Old School D&D had a multitude of ways to kill you, but none more scary than shit that turned your ass to stone. And there were all sorts of these things...medusae, basilisks, gorgons, cockatrices. As a DM, I love inlapidaters; as a player I despise them. One of the major issues when running one of these monsters is how to fairly apply their special abilities. Gorgons and cockatrices seem to be easier, as the players can either run away or avoid physical contact. Medusae and basilisks, however, have gaze attacks. It was never very clear how these operated. I mean, everyone who plays D&D has probably read some Greek mythology and seen Clash of the Titans: you use a mirror when you're fighting a medusa. But what if you're one of the unfortunate rubes who is just wandering through a dungeon when the encounter takes place?

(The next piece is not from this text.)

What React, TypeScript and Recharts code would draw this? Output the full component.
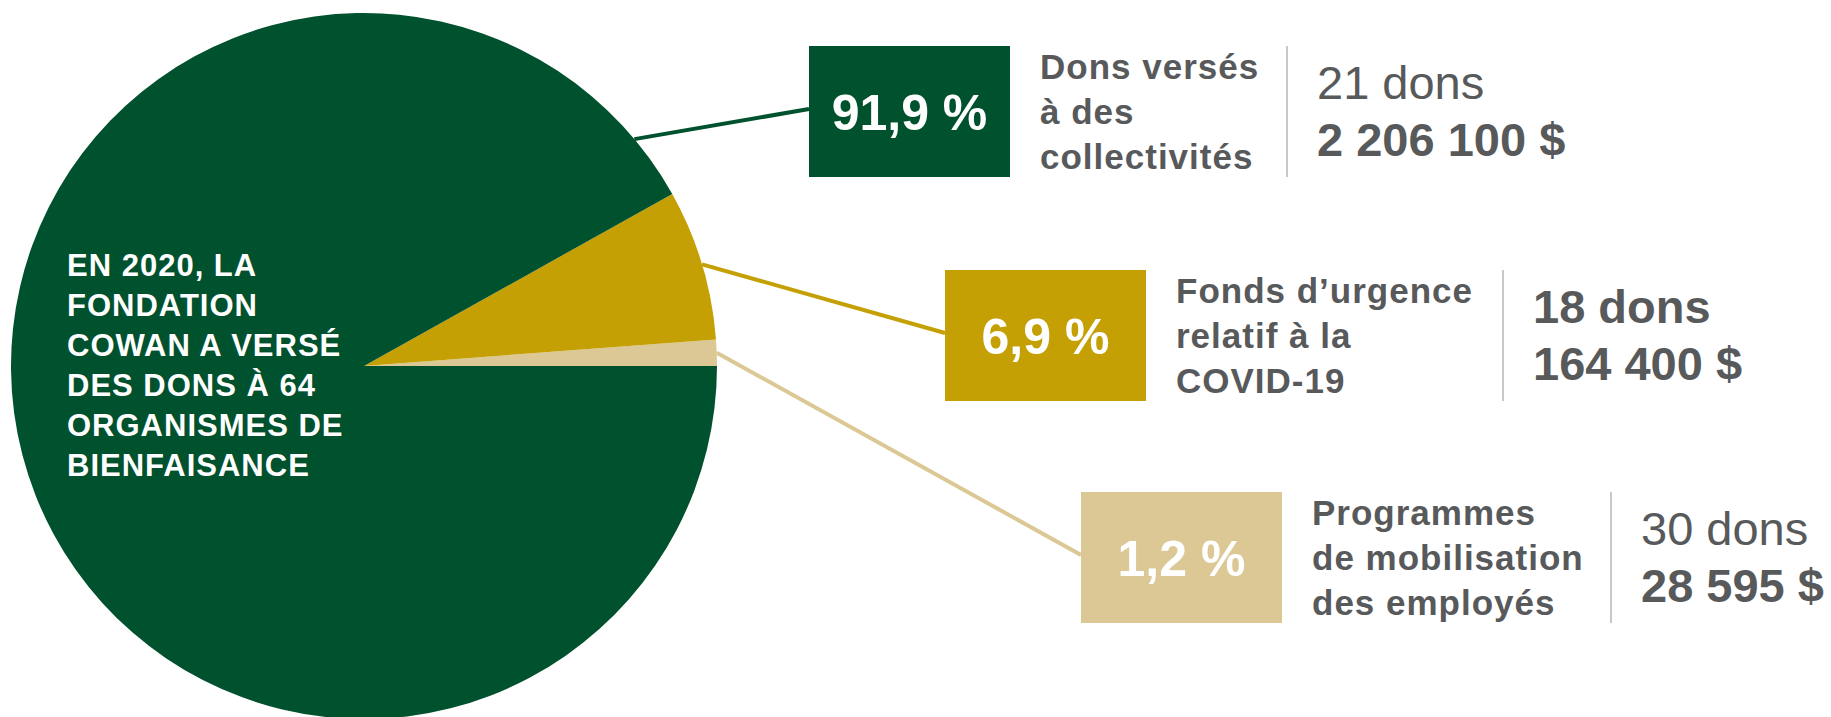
import React from 'react';
import { PieChart, Pie, Cell } from 'recharts';

// ---- data ----
const categories = [
  'Programmes de mobilisation des employés',
  'Fonds d’urgence relatif à la COVID-19',
  'Dons versés à des collectivités',
];
const shares = [1.2, 6.9, 91.9];
const percentLabels = ['1,2 %', '6,9 %', '91,9 %'];
const categoryLines = [
  ['Programmes', 'de mobilisation', 'des employés'],
  ['Fonds d’urgence', 'relatif à la', 'COVID-19'],
  ['Dons versés', 'à des', 'collectivités'],
];
const giftCounts = ['30 dons', '18 dons', '21 dons'];
const giftAmounts = ['28 595 $', '164 400 $', '2 206 100 $'];
const centerLines = [
  'EN 2020, LA',
  'FONDATION',
  'COWAN A VERSÉ',
  'DES DONS À 64',
  'ORGANISMES DE',
  'BIENFAISANCE',
];

// ---- styles / layout (kept apart from data) ----
const COLORS = ['#DBC894', '#C4A004', '#00512E'];
const TEXT_GRAY = '#58595B';
const FONT = '"Liberation Sans", Arial, sans-serif';
const BOX_W = 201;
const BOX_H = 131;
const layout = [
  { x: 1081, y: 492, sep: 1611, anchorAngle: null as number | null, countBold: false },
  { x: 945, y: 270, sep: 1503, anchorAngle: null as number | null, countBold: true },
  { x: 809, y: 46, sep: 1287, anchorAngle: 40 as number | null, countBold: false },
];

const chartData = categories.map((name, i) => ({ name, value: shares[i] }));

const renderLabel = (props: any) => {
  const { cx, cy, midAngle, outerRadius, index } = props;
  const L = layout[index];
  const angDeg = L.anchorAngle != null ? L.anchorAngle : midAngle;
  const a = (angDeg * Math.PI) / 180;
  const sx = cx + outerRadius * Math.cos(a);
  const sy = cy - outerRadius * Math.sin(a);
  const ex = L.x;
  const ey = L.y + 63;
  const color = COLORS[index];
  return (
    <g key={`lbl-${index}`}>
      <line x1={sx} y1={sy} x2={ex} y2={ey} stroke={color} strokeWidth={4} />
      <rect x={L.x} y={L.y} width={BOX_W} height={BOX_H} fill={color} />
      <text
        x={L.x + BOX_W / 2}
        y={L.y + 84}
        textAnchor="middle"
        fill="#FFFFFF"
        fontFamily={FONT}
        fontWeight="bold"
        fontSize={50}
      >
        {percentLabels[index]}
      </text>
      {categoryLines[index].map((ln, j) => (
        <text
          key={j}
          x={L.x + 231}
          y={L.y + 33 + j * 45}
          fill={TEXT_GRAY}
          fontFamily={FONT}
          fontWeight="bold"
          fontSize={35}
          letterSpacing={1}
        >
          {ln}
        </text>
      ))}
      <line x1={L.sep} y1={L.y} x2={L.sep} y2={L.y + BOX_H} stroke="#C8C8C8" strokeWidth={2} />
      <text
        x={L.sep + 30}
        y={L.y + 53}
        fill={TEXT_GRAY}
        fontFamily={FONT}
        fontWeight={L.countBold ? 'bold' : 'normal'}
        fontSize={47}
      >
        {giftCounts[index]}
      </text>
      <text
        x={L.sep + 30}
        y={L.y + 110}
        fill={TEXT_GRAY}
        fontFamily={FONT}
        fontWeight="bold"
        fontSize={47}
      >
        {giftAmounts[index]}
      </text>
      {index === 0 &&
        centerLines.map((ln, j) => (
          <text
            key={`c-${j}`}
            x={67}
            y={276 + j * 40}
            fill="#FFFFFF"
            fontFamily={FONT}
            fontWeight="bold"
            fontSize={31}
            letterSpacing={1}
          >
            {ln}
          </text>
        ))}
    </g>
  );
};

export default function App() {
  return (
    <div style={{ position: 'absolute', left: 0, top: 0, width: 1831, height: 717, background: '#FFFFFF' }}>
      <PieChart width={1831} height={717} margin={{ top: 0, right: 0, bottom: 0, left: 0 }}>
        <Pie
          data={chartData}
          dataKey="value"
          nameKey="name"
          cx={364}
          cy={366}
          outerRadius={353}
          startAngle={0}
          endAngle={360}
          stroke="none"
          isAnimationActive={false}
          labelLine={false}
          label={renderLabel}
        >
          {chartData.map((d, i) => (
            <Cell key={d.name} fill={COLORS[i]} />
          ))}
        </Pie>
      </PieChart>
    </div>
  );
}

Viewing these monsters through the lens of "modern gaming", we should have all sorts of rolls and precautions, fifty chances of avoiding the gaze, whatever. Old School, however, isn't as forgiving. It tries to emulate epic fantasy, which means some people unfortunately are turned to stone. Sorry. And that's how it should be. We already have a mechanism for avoiding the gaze of a medusa, it's called Save vs. Petrify/Stone. You stumble into a room and a medusa looks at you, well, roll the dice to see if you survive. Perseus was warned ahead of time. The PCs may not be so lucky. But the DM shouldn't just have a random medusa in a 10x10 room with no indication that anything is out of the ordinary. Perhaps. A sloppy medusa might have left stoned adventurers (both kinds) in a few places around her lair. Smart players would realize the possibility of an encounter and take proper measures. A smart medusa would try to entrap the characters, her trophy room away from prying eyes. In the latter case, someone is probably going to die. It's not fair in the modern sense, but again, don't go into dungeons unless you're seeking trouble.
I suppose this is mostly a gripe with "modern gaming", because we used to avoid those types of monsters in all the AD&D games I've ever played in until we got powerful enough that they weren't a real threat. Once you have a 12th level Magic-User, getting turned to stone is extremely inconvenient but not insta-death. Unless the MU gets turned to stone; you're screwed. Then again, a 12th level MU in a party of characters of comparable level probably won't be killing medusa as they don't have enough treasure to justify the risk. So, it's the low level PCs who try to kill medusa. Or at least just steal their stuff. The trade off between risk and reward is weighed, and if you're 4th level, it's a good payoff. Yes, you should avoid those things, but PCs are heroic adventurers, which means they sometimes do things that have a high chance of death. If the DM reduces the risk, the encounter is made meaningless.
It sucks to have a character die, that's for sure. But it also sucks to lose a football game or get beat in chess. After a lot of introspection, I've decided I actually despise roleplaying in its modern form. There seems to be a major shift from playing a game to doing some sort of improvisational theater. That's fine. But, hey, Shakespeare killed off a lot of his lead players; why are DMs so loathe to do so in rpgs? How can there be any meaningful storytelling without loss? I like playing games, some people want to explore the psyche of a fictional character. More power to them. But, again, how does making death an impossibility create a better experience? Modern rpgs seem to use game mechanics as a crutch to prop up stupid decisions by players. No game mechanic can ever replace good judgment. These same mechanics generate a sense of entitlement to boot. I'm probably never going to play a rules-heavy rpg ever again because of this. Oh sure, I like buying and reading them, but playing...I want epic, heroic fantasy, not an exercise in character building. Heroism cannot exist without extreme risk, a very real possibility of loss. If you're going to nerf monsters like medusae and cockatrices, you might as well just make your characters 1000th level and say you won. No one wants their PC turned to stone, but if it happens, 3D6 down the line.